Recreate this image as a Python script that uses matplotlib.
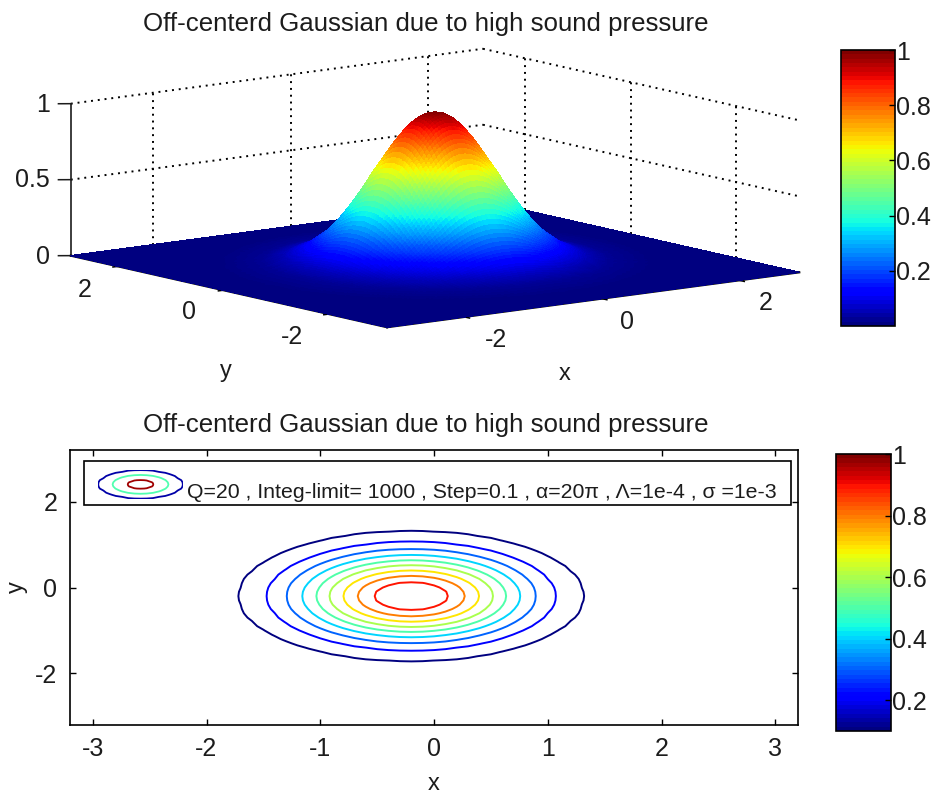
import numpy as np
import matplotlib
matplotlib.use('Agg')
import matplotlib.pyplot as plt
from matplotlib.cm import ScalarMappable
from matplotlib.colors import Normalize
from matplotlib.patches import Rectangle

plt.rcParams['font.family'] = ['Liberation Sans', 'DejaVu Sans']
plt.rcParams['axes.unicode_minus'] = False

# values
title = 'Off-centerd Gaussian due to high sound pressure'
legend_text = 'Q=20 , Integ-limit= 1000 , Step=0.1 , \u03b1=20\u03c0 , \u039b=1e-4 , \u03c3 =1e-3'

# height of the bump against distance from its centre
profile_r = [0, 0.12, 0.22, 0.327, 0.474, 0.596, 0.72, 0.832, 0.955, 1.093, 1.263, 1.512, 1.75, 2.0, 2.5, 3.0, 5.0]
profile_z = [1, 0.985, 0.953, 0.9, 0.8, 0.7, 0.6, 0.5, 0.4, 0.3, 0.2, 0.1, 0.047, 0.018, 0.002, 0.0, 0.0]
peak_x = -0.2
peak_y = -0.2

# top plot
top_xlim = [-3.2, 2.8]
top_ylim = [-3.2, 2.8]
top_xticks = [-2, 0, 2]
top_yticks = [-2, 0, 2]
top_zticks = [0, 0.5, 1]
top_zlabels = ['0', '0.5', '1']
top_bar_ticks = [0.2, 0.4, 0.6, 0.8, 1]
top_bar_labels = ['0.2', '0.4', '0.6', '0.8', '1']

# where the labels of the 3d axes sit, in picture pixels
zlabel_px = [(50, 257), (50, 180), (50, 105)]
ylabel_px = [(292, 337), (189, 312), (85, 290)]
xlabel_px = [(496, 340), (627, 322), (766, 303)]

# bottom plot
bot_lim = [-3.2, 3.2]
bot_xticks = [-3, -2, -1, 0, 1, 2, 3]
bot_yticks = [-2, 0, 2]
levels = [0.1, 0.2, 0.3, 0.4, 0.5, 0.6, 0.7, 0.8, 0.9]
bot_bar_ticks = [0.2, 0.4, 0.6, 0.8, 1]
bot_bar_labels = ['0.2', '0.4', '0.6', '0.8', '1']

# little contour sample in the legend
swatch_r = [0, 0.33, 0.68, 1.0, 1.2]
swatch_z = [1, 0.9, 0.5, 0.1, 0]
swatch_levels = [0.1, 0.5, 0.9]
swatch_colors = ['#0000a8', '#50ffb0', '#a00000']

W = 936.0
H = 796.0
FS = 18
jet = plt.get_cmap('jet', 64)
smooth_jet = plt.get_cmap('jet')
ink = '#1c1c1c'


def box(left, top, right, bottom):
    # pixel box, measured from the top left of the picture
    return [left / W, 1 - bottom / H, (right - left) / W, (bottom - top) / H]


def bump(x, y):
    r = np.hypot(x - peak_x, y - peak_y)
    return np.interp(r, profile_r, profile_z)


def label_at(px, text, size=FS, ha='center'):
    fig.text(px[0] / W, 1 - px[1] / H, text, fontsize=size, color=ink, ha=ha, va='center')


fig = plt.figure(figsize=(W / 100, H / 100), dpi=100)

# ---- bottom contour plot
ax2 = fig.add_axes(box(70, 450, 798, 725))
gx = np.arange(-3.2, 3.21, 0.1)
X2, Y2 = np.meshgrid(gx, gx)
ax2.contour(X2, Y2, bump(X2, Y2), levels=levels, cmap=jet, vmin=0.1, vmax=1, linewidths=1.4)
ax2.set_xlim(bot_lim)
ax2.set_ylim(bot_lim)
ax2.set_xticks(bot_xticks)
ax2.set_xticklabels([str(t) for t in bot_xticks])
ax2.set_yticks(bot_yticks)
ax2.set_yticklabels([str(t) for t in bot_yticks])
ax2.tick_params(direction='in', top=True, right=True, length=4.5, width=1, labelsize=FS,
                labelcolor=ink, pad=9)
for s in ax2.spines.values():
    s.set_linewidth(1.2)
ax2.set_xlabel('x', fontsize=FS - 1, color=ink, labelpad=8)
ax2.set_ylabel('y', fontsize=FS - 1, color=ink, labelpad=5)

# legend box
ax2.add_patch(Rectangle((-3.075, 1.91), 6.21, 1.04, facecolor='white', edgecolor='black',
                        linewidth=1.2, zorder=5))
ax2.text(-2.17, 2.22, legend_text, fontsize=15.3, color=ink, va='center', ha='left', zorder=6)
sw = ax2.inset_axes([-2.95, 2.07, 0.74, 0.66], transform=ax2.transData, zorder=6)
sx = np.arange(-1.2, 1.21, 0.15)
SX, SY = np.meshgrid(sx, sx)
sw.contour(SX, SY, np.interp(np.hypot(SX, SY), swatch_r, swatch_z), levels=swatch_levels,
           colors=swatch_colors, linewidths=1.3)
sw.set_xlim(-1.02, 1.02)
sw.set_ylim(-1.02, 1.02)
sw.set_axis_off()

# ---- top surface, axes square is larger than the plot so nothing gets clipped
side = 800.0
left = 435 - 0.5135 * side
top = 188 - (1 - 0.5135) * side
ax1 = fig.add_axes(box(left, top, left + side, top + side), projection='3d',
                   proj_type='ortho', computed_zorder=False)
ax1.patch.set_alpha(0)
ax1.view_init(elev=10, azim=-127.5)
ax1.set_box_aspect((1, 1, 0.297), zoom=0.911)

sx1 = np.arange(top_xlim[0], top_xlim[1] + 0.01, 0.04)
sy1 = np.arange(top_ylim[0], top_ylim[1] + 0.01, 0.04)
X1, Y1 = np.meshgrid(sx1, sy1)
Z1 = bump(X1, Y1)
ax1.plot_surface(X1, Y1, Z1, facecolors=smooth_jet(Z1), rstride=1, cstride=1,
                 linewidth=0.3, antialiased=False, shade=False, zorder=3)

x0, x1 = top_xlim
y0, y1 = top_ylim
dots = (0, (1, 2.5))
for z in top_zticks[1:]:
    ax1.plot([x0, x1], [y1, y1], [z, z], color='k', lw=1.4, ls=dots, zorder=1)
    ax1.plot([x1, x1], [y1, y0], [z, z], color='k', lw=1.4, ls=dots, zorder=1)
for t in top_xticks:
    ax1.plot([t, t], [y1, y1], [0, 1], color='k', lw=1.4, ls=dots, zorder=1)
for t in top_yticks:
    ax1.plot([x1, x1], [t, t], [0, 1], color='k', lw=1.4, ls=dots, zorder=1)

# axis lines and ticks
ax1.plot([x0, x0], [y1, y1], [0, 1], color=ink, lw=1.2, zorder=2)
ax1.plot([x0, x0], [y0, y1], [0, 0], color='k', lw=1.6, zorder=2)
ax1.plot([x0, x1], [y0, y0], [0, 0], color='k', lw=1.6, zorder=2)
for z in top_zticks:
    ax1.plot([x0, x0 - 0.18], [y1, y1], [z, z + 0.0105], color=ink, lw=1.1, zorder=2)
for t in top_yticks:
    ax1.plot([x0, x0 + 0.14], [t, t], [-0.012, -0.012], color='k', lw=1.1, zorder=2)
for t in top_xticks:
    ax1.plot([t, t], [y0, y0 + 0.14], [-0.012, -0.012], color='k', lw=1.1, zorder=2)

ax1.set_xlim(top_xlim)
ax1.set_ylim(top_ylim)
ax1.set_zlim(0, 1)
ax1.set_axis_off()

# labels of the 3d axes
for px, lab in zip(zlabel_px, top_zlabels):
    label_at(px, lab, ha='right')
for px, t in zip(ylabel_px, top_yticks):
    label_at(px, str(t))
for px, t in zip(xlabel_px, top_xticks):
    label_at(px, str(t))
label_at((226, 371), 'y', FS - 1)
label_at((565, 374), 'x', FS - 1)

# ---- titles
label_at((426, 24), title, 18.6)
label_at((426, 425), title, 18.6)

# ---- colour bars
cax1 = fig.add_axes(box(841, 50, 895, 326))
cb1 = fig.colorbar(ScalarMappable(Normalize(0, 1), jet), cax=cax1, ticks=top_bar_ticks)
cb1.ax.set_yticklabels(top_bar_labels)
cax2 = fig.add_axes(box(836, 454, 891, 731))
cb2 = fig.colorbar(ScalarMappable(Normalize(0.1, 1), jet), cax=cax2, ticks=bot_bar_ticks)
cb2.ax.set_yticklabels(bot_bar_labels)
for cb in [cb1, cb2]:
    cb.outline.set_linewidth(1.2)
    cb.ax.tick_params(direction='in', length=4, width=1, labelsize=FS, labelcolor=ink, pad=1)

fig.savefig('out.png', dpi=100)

Stated exercise: Restate each line from the start of the listing through the line bearing "fig = plt.figure(figsize=(W" word for word. Drop the pictures.

Solved problem:
Recreate this image as a Python script that uses matplotlib.
import numpy as np
import matplotlib
matplotlib.use('Agg')
import matplotlib.pyplot as plt
from matplotlib.cm import ScalarMappable
from matplotlib.colors import Normalize
from matplotlib.patches import Rectangle

plt.rcParams['font.family'] = ['Liberation Sans', 'DejaVu Sans']
plt.rcParams['axes.unicode_minus'] = False

# values
title = 'Off-centerd Gaussian due to high sound pressure'
legend_text = 'Q=20 , Integ-limit= 1000 , Step=0.1 , \u03b1=20\u03c0 , \u039b=1e-4 , \u03c3 =1e-3'

# height of the bump against distance from its centre
profile_r = [0, 0.12, 0.22, 0.327, 0.474, 0.596, 0.72, 0.832, 0.955, 1.093, 1.263, 1.512, 1.75, 2.0, 2.5, 3.0, 5.0]
profile_z = [1, 0.985, 0.953, 0.9, 0.8, 0.7, 0.6, 0.5, 0.4, 0.3, 0.2, 0.1, 0.047, 0.018, 0.002, 0.0, 0.0]
peak_x = -0.2
peak_y = -0.2

# top plot
top_xlim = [-3.2, 2.8]
top_ylim = [-3.2, 2.8]
top_xticks = [-2, 0, 2]
top_yticks = [-2, 0, 2]
top_zticks = [0, 0.5, 1]
top_zlabels = ['0', '0.5', '1']
top_bar_ticks = [0.2, 0.4, 0.6, 0.8, 1]
top_bar_labels = ['0.2', '0.4', '0.6', '0.8', '1']

# where the labels of the 3d axes sit, in picture pixels
zlabel_px = [(50, 257), (50, 180), (50, 105)]
ylabel_px = [(292, 337), (189, 312), (85, 290)]
xlabel_px = [(496, 340), (627, 322), (766, 303)]

# bottom plot
bot_lim = [-3.2, 3.2]
bot_xticks = [-3, -2, -1, 0, 1, 2, 3]
bot_yticks = [-2, 0, 2]
levels = [0.1, 0.2, 0.3, 0.4, 0.5, 0.6, 0.7, 0.8, 0.9]
bot_bar_ticks = [0.2, 0.4, 0.6, 0.8, 1]
bot_bar_labels = ['0.2', '0.4', '0.6', '0.8', '1']

# little contour sample in the legend
swatch_r = [0, 0.33, 0.68, 1.0, 1.2]
swatch_z = [1, 0.9, 0.5, 0.1, 0]
swatch_levels = [0.1, 0.5, 0.9]
swatch_colors = ['#0000a8', '#50ffb0', '#a00000']

W = 936.0
H = 796.0
FS = 18
jet = plt.get_cmap('jet', 64)
smooth_jet = plt.get_cmap('jet')
ink = '#1c1c1c'


def box(left, top, right, bottom):
    # pixel box, measured from the top left of the picture
    return [left / W, 1 - bottom / H, (right - left) / W, (bottom - top) / H]


def bump(x, y):
    r = np.hypot(x - peak_x, y - peak_y)
    return np.interp(r, profile_r, profile_z)


def label_at(px, text, size=FS, ha='center'):
    fig.text(px[0] / W, 1 - px[1] / H, text, fontsize=size, color=ink, ha=ha, va='center')


fig = plt.figure(figsize=(W / 100, H / 100), dpi=100)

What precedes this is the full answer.